3) Be really precise about your intentions. Be specific about how you'll take action, almost to the point of being pedantic. Not "I'll send that message this week" but "I'll draft and send that email on Thursday at 8 am, from my kitchen table, before I check my work emails." The more precisely you define the when and the where, the less you leave it to your future self to decide. 

Once the thinking is done:

4) Define ‘good enough’ before you start. Decide in advance what a good-enough decision looks like, and commit to moving forward once you've hit that threshold. Without that defined threshold, you'll keep tweaking and second-guessing, because there's always one more thing worth considering. A useful question is: “What would it actually take for me to feel ready to act?” As soon as you can answer that honestly, stop analysing and start moving.
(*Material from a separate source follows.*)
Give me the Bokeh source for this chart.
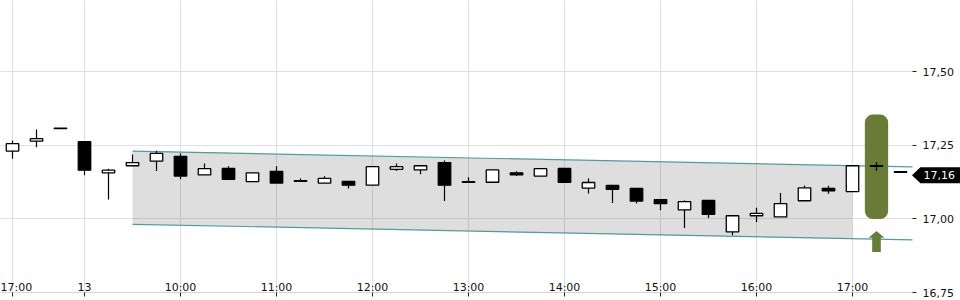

5) Run a 10/10/10 analysis. When you're stuck, ask yourself: how will I feel about this decision in ten minutes, ten months, and ten years? The ten-minute answer is usually just nerves about doing something uncomfortable. The ten-year answer is usually a lot clearer. Most of the fear keeping you stuck is short-term, and this exercise makes that pretty obvious pretty quickly.

6) Set a commitment device. A commitment device is nothing more than a way of making it harder for your future self to chicken out. Tell a friend what you've decided before you've fully committed to it. Book the first session before you feel ready. Set a deadline and decide what happens by default if you miss it. Once you've told people, paid a deposit, or written it down somewhere real, backing out suddenly comes with a cost. And that cost is often exactly what makes you follow through.

The cat or the fox: beating analysis paralysis

The cat didn't survive because it was braver than the fox, or because climbing trees was the right strategy in every situation. It survived because when the time came, it did the one thing it knew how to do without hesitating.

Breaking an analysis paralysis loop requires you to make small but real moves, whether that's going out to get the data you still need, or finally committing to the direction you've known about for a while.

And something else tends to happen once you make that move: it feels good in a very concrete and immediate way. Taking even one small action tends to change your perspective on a problem that felt immovable. 

My hunch is that you already know enough to take the next step. Question is: will you be the cat or the fox?